New Zealand: Debunking Five Employment Law Myths

Last Updated: 6 March 2013
Article by Scott Wilson and Summer Pringle

With employment law ever changing, it's no wonder that employers are often unsure about what they can and cannot do. With that in mind we debunk five common employment law myths.

1. An employee must be given a first, second and third warning before dismissal

There is no specific requirement under employment legislation to give employees a series of warnings before dismissal.

In a disciplinary process, what sanction (e.g. a written warning, final written warning or summary dismissal) is appropriate will depend on the circumstances and what a fair and reasonable employer could do.

A series of warnings is likely to be more appropriate where the disciplinary action relates to poor performance (e.g. not meeting sales targets) versus situations of misconduct.

However, employers should be mindful of their employment agreements or policies which may specify that in certain circumstances a series of warnings will be given before dismissal for misconduct. In that case, the terms of the employment agreement or policy must be complied with.

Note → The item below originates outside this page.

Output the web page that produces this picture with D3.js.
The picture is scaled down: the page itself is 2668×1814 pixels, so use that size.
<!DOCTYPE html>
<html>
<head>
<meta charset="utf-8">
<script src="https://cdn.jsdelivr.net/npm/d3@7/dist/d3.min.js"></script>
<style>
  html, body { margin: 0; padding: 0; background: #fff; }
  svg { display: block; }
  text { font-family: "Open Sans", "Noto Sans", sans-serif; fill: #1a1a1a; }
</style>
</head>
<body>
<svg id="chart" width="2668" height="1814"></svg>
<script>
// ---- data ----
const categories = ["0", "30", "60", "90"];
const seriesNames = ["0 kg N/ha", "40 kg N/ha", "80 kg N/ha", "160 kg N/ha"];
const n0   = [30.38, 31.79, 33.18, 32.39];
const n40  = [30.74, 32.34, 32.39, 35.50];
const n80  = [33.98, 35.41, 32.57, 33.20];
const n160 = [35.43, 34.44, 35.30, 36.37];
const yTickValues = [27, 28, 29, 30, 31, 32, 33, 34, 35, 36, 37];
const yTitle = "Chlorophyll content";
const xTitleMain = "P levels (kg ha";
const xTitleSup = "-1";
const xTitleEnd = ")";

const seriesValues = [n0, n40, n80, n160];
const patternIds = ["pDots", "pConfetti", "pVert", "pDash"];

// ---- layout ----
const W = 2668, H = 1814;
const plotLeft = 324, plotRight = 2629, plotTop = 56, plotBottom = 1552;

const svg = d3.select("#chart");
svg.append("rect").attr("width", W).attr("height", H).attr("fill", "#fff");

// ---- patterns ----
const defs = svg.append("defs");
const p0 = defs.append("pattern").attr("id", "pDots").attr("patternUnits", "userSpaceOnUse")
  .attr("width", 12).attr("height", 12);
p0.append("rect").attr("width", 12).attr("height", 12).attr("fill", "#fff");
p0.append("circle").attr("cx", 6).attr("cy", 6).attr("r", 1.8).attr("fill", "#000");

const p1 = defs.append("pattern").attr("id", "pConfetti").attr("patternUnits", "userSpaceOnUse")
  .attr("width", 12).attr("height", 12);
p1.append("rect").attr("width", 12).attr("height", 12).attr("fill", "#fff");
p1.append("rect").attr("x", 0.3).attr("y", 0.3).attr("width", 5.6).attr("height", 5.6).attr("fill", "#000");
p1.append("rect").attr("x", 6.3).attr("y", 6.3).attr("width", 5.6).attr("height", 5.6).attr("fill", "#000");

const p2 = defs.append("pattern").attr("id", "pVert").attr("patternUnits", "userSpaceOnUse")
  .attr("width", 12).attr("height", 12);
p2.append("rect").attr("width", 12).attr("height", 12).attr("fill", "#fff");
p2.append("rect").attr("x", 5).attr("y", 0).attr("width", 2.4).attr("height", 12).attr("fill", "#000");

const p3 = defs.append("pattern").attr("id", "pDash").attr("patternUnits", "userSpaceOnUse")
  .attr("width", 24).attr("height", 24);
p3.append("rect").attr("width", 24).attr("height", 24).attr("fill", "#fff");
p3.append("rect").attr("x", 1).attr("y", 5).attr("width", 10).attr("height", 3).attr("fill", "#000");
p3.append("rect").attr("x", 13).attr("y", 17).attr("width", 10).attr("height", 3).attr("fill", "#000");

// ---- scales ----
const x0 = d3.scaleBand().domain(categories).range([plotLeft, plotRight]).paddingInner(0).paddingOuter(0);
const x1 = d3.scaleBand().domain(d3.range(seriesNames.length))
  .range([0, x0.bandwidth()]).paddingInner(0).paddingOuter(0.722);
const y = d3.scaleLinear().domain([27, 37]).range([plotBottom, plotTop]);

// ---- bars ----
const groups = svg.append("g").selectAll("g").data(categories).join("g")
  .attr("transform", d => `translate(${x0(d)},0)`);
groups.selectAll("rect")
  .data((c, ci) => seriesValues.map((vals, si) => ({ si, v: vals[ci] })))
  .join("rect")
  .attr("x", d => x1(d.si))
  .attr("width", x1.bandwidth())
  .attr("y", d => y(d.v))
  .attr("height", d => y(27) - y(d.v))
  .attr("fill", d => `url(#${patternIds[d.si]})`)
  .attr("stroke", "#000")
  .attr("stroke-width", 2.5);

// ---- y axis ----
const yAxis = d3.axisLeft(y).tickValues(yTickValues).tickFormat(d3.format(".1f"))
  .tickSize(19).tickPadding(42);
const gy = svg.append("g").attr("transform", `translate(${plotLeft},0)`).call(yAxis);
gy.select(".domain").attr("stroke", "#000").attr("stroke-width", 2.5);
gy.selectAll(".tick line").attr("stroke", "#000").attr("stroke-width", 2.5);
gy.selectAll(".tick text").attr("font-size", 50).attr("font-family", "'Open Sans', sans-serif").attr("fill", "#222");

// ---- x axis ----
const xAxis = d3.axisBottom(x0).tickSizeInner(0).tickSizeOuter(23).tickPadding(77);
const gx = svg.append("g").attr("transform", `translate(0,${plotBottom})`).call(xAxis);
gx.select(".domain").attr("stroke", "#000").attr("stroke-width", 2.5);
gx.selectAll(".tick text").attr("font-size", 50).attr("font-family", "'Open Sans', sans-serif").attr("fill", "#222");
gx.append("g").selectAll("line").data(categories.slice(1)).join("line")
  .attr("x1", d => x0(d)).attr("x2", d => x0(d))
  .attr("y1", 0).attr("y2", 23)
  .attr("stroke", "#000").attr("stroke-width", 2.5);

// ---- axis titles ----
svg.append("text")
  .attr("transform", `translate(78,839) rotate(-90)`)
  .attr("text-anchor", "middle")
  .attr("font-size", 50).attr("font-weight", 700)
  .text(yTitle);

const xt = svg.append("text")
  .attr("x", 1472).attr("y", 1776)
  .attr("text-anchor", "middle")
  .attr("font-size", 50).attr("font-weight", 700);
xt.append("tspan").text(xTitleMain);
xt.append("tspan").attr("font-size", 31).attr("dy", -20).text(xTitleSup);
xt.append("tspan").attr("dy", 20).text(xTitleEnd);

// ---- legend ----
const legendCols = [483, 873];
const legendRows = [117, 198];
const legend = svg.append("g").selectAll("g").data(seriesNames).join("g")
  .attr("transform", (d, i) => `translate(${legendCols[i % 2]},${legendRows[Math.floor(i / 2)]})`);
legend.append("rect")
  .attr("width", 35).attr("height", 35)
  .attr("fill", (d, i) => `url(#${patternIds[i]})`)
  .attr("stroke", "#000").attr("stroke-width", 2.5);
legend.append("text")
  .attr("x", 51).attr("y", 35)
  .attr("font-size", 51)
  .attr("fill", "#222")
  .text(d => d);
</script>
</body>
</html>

2. No contract in writing means no contract

Just because there is nothing in writing does not mean that there is not a binding arrangement. Even a verbal employment contract is binding. Of course, where terms are agreed verbally this could lead to significant disputes at a later date.

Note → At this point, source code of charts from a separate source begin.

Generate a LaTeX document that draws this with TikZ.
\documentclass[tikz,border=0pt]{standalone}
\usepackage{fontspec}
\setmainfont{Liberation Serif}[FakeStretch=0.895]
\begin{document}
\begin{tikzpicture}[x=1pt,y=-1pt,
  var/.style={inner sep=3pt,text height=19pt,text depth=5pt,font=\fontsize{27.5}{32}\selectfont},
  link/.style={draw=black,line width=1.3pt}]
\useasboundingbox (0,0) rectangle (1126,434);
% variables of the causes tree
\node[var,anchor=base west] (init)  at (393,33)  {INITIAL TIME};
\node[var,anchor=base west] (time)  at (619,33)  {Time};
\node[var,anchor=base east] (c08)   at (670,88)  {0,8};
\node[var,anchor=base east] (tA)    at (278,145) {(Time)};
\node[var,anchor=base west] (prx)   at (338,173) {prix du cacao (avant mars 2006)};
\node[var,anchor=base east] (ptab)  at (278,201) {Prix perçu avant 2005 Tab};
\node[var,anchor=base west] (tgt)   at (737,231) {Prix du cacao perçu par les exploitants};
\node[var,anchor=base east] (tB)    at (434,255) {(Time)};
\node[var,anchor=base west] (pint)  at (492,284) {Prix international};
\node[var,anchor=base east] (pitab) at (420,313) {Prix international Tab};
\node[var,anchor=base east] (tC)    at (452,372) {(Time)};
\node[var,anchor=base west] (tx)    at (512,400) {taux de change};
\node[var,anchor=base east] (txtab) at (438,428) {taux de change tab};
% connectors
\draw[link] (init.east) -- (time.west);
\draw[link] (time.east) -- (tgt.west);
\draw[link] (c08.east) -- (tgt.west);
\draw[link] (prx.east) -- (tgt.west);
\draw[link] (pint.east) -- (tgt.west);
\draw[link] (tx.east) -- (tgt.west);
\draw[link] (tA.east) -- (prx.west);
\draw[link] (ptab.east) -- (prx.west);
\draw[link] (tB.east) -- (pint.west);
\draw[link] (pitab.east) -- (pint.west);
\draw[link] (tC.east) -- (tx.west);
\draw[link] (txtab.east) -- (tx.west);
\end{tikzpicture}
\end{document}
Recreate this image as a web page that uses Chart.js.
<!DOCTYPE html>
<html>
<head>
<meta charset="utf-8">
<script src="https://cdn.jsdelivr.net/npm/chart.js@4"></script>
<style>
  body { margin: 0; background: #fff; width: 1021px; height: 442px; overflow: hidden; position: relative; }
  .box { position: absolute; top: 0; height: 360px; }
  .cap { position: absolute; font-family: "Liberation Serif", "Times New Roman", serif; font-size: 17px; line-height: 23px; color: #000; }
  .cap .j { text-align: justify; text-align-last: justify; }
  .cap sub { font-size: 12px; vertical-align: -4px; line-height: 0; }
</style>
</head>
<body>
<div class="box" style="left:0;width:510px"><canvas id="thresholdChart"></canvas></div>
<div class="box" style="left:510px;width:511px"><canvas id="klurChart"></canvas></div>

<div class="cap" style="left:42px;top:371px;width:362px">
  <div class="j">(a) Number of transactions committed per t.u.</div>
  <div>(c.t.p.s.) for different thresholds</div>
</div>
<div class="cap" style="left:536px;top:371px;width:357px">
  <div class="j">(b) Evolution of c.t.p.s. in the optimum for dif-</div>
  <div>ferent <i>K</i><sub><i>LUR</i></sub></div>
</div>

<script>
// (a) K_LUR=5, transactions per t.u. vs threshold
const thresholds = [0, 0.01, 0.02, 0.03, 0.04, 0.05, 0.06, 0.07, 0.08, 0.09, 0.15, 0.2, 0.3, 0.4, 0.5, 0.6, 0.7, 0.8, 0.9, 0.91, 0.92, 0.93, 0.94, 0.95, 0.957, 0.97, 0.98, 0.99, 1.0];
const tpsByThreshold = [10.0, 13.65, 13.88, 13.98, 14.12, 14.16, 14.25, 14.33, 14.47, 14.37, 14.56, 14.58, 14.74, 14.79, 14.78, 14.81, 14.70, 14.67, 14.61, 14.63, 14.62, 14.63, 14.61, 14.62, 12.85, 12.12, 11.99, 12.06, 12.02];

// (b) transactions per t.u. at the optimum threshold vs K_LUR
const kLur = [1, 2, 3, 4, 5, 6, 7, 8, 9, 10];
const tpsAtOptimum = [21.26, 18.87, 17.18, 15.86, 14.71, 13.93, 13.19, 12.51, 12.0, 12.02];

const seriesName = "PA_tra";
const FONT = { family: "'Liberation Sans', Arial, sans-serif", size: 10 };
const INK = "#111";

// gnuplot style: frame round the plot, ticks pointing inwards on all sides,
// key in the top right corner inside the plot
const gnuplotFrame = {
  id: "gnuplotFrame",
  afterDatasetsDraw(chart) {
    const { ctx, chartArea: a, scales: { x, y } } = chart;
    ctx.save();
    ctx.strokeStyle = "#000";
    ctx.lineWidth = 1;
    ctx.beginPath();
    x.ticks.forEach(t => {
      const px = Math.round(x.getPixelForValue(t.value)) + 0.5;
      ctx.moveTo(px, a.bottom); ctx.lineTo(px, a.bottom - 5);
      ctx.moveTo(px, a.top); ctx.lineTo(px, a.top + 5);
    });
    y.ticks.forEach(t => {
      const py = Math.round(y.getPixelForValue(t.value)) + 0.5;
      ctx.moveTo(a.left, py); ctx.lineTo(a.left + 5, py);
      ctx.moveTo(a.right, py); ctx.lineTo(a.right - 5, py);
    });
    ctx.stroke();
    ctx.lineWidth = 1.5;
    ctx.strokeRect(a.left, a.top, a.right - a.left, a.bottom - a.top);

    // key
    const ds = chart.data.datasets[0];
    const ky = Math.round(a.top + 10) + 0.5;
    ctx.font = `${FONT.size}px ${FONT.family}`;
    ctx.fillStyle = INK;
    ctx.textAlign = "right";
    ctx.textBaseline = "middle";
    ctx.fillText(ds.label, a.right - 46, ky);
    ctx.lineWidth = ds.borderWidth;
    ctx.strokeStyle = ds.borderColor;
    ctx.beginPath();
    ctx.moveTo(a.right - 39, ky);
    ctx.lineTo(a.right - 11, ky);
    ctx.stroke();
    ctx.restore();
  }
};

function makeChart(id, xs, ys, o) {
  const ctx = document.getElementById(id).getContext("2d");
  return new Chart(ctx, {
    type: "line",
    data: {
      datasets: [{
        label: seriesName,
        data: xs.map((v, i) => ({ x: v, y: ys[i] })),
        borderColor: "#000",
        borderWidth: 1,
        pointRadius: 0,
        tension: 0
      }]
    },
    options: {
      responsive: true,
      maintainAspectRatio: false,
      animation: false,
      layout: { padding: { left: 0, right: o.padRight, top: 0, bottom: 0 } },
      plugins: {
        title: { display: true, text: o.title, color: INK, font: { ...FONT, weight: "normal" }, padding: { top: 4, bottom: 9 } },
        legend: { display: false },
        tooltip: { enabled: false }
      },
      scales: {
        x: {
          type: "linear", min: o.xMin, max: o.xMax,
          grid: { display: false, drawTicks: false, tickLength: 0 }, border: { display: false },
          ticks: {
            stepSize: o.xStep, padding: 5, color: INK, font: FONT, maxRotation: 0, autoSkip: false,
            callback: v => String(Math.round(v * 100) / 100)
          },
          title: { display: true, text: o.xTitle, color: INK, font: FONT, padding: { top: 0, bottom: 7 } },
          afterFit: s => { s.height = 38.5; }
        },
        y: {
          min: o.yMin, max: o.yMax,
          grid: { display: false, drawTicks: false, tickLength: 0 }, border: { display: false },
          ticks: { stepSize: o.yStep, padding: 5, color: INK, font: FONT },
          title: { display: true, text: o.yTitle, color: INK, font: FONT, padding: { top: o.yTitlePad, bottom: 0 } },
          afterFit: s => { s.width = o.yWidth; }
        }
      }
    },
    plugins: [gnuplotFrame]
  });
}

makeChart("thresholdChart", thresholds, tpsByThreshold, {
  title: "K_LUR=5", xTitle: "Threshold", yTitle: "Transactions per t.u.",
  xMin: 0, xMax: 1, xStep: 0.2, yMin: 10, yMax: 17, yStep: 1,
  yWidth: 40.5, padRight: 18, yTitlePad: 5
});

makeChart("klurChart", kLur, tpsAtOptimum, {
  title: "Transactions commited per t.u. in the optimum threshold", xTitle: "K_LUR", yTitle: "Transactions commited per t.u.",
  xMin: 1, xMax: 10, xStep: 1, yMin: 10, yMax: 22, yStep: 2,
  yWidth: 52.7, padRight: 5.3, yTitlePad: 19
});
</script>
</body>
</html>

Employers must keep in mind that they are required by law to provide employees with a written employment agreement containing a number of minimum provisions, including but not limited to, the hours of work, the duties the employee will be required to perform, remuneration details and an employee protection provision which relates to a restructuring situation. Where a written employment agreement is not provided, the employer is liable to a penalty.

3. It's illegal to give a bad reference

Employer must give accurate and truthful references and not make any comments which are misleading.

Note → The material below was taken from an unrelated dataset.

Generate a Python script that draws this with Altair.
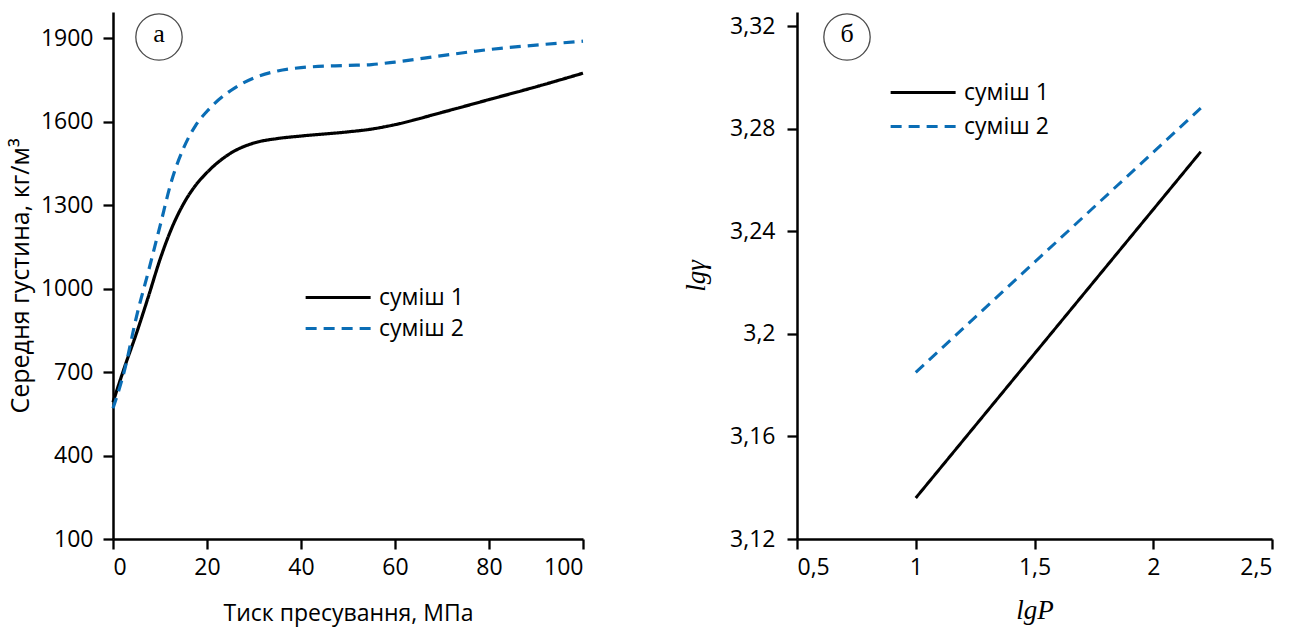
import altair as alt
import pandas as pd

# Panel (a)
pressure = [0, 2.5, 5, 7.5, 10, 12.5, 15, 17.5, 20, 25, 30, 35, 40, 50, 55, 60, 70, 80, 90, 100]
mix1_density = [592, 720, 840, 970, 1105, 1218, 1305, 1370, 1418, 1487, 1524, 1540, 1549, 1564, 1574, 1590, 1634, 1680, 1726, 1775]
mix2_density = [570, 710, 900, 1060, 1225, 1390, 1505, 1585, 1638, 1712, 1758, 1783, 1795, 1803, 1806, 1815, 1838, 1860, 1876, 1890]

# Panel (б)
lgP = [1.0, 2.2]
mix1_lg = [3.136, 3.271]
mix2_lg = [3.185, 3.288]

series = ["суміш 1", "суміш 2"]
colors = ["#000000", "#0a6db5"]
dashes = [[1, 0], [11, 7]]

yticks_a = [100, 400, 700, 1000, 1300, 1600, 1900]
xticks_a = [0, 20, 40, 60, 80, 100]
yticks_b = [3.12, 3.16, 3.2, 3.24, 3.28, 3.32]
xticks_b = [0.5, 1, 1.5, 2, 2.5]

df_a = pd.DataFrame({
    "x": pressure * 2,
    "y": mix1_density + mix2_density,
    "s": [series[0]] * len(pressure) + [series[1]] * len(pressure),
})
df_b = pd.DataFrame({
    "x": lgP * 2,
    "y": mix1_lg + mix2_lg,
    "s": [series[0]] * len(lgP) + [series[1]] * len(lgP),
})

FONT = "Open Sans"

def legend(x, y, rp):
    return alt.Legend(
        title=None, orient="none", legendX=x, legendY=y,
        symbolType="M-7,0H1", symbolSize=264, symbolStrokeWidth=3,
        labelFontSize=23, labelFont=FONT, labelColor="black", labelOffset=5,
        rowPadding=rp,
    )

def axis_common(**kw):
    base = dict(
        domainColor="black", domainWidth=2.5, tickColor="black", tickWidth=2.3,
        tickSize=10, labelFont=FONT, labelFontSize=23, labelColor="black",
        grid=False, titleColor="black", titleFontWeight="normal",
    )
    base.update(kw)
    return alt.Axis(**base)

color_scale = alt.Scale(domain=series, range=colors)
dash_scale = alt.Scale(domain=series, range=dashes)

lines_a = alt.Chart(df_a).mark_line(strokeWidth=3.2, interpolate="monotone").encode(
    x=alt.X("x:Q", scale=alt.Scale(domain=[0, 100], nice=False),
            axis=axis_common(values=xticks_a, title="Тиск пресування, МПа",
                             titleFont=FONT, titleFontSize=23, labelPadding=7,
                             titlePadding=23)),
    y=alt.Y("y:Q", scale=alt.Scale(domain=[100, 1995], nice=False),
            axis=axis_common(values=yticks_a, title="Середня густина, кг/м³",
                             format="d",
                             titleFont=FONT, titleFontSize=25, labelPadding=10,
                             titlePadding=7)),
    color=alt.Color("s:N", scale=color_scale, legend=legend(238, 274, 7)),
    strokeDash=alt.StrokeDash("s:N", scale=dash_scale, legend=legend(238, 274, 7)),
)

circle_a = alt.Chart(pd.DataFrame({"t": ["а"]})).mark_point(
    shape="circle", size=2150, color="black", strokeWidth=1.3, filled=False
).encode(x=alt.value(46), y=alt.value(25))
text_a = alt.Chart(pd.DataFrame({"t": ["а"]})).mark_text(
    font="Liberation Serif", fontSize=26, color="black", baseline="middle"
).encode(x=alt.value(46), y=alt.value(22), text="t:N")

panel_a = alt.layer(lines_a, circle_a, text_a).properties(width=470, height=527)

lines_b = alt.Chart(df_b).mark_line(strokeWidth=3).encode(
    x=alt.X("x:Q", scale=alt.Scale(domain=[0.5, 2.5], nice=False),
            axis=axis_common(values=xticks_b, title="lgP",
                             labelExpr="replace(format(datum.value, '.1~f'), '.', ',')",
                             titleFont="Liberation Serif", titleFontStyle="italic",
                             titleFontSize=27, labelPadding=7, titlePadding=18)),
    y=alt.Y("y:Q", scale=alt.Scale(domain=[3.12, 3.3255], nice=False),
            axis=axis_common(values=yticks_b, title="lgγ",
                             labelExpr="replace(format(datum.value, '.2~f'), '.', ',')",
                             titleFont="Liberation Serif", titleFontStyle="italic",
                             titleFontSize=27, labelPadding=12, titlePadding=19)),
    color=alt.Color("s:N", scale=color_scale, legend=legend(139, 69, 10)),
    strokeDash=alt.StrokeDash("s:N", scale=dash_scale, legend=legend(139, 69, 10)),
)

circle_b = alt.Chart(pd.DataFrame({"t": ["б"]})).mark_point(
    shape="circle", size=2150, color="black", strokeWidth=1.3, filled=False
).encode(x=alt.value(50), y=alt.value(25))
text_b = alt.Chart(pd.DataFrame({"t": ["б"]})).mark_text(
    font="Liberation Serif", fontSize=26, color="black", baseline="middle"
).encode(x=alt.value(50), y=alt.value(22), text="t:N")

panel_b = alt.layer(lines_b, circle_b, text_b).properties(width=475, height=527)

chart = alt.hconcat(panel_a, panel_b, spacing=214, bounds="flush").resolve_scale(
    color="independent", strokeDash="independent"
).resolve_legend(color="independent", strokeDash="independent").properties(
    padding={"left": 8, "top": 11, "right": 5, "bottom": 4},
    background="white",
).configure_view(stroke=None)

chart.save("out.html", embed_options={"renderer": "svg", "actions": False})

Along the same lines, employers should not make unsubstantiated negative statements or claims.

The author of a reference may be liable if loss is caused as a result of their inaccurate or misleading statements.

4. Serious misconduct means you can sack on the spot

Serious or gross misconduct will usually result in summary dismissal (being dismissal without notice). However, employers must still comply with the usual disciplinary procedures and the duty of good faith.

At a bare minimum, this means inviting the employee to a disciplinary meeting, setting out the allegations and concerns, giving the employee an opportunity to respond, informing the employee of their right to be accompanied by a support person or representative and telling the employee what the possible consequences are.

Where summary dismissal may result, employers should not skimp on proper procedure.

5. Deductions can be made from an employee's wages for things such as lack of notice or covering business losses

Employers can only make deductions from employees' wages in certain circumstances – for example, where the employee has agreed to or requested the deduction in writing or the deduction is required by law (income tax, child support, etc).

It is common for employment agreements to contain terms which set out that the employee agrees to certain deductions being made such as where the employee gives less than the required resignation notice.

The employee can vary or withdraw this consent by giving notice in writing at any time. The employer must then vary or stop the deduction within two weeks of receiving the notice or as soon as practicable.

Unfortunately many of these myths are not uncovered until it is too late and usually this will mean that the employer is exposed to liability.

The content of this article is intended to provide a general guide to the subject matter. Specialist advice should be sought about your specific circumstances.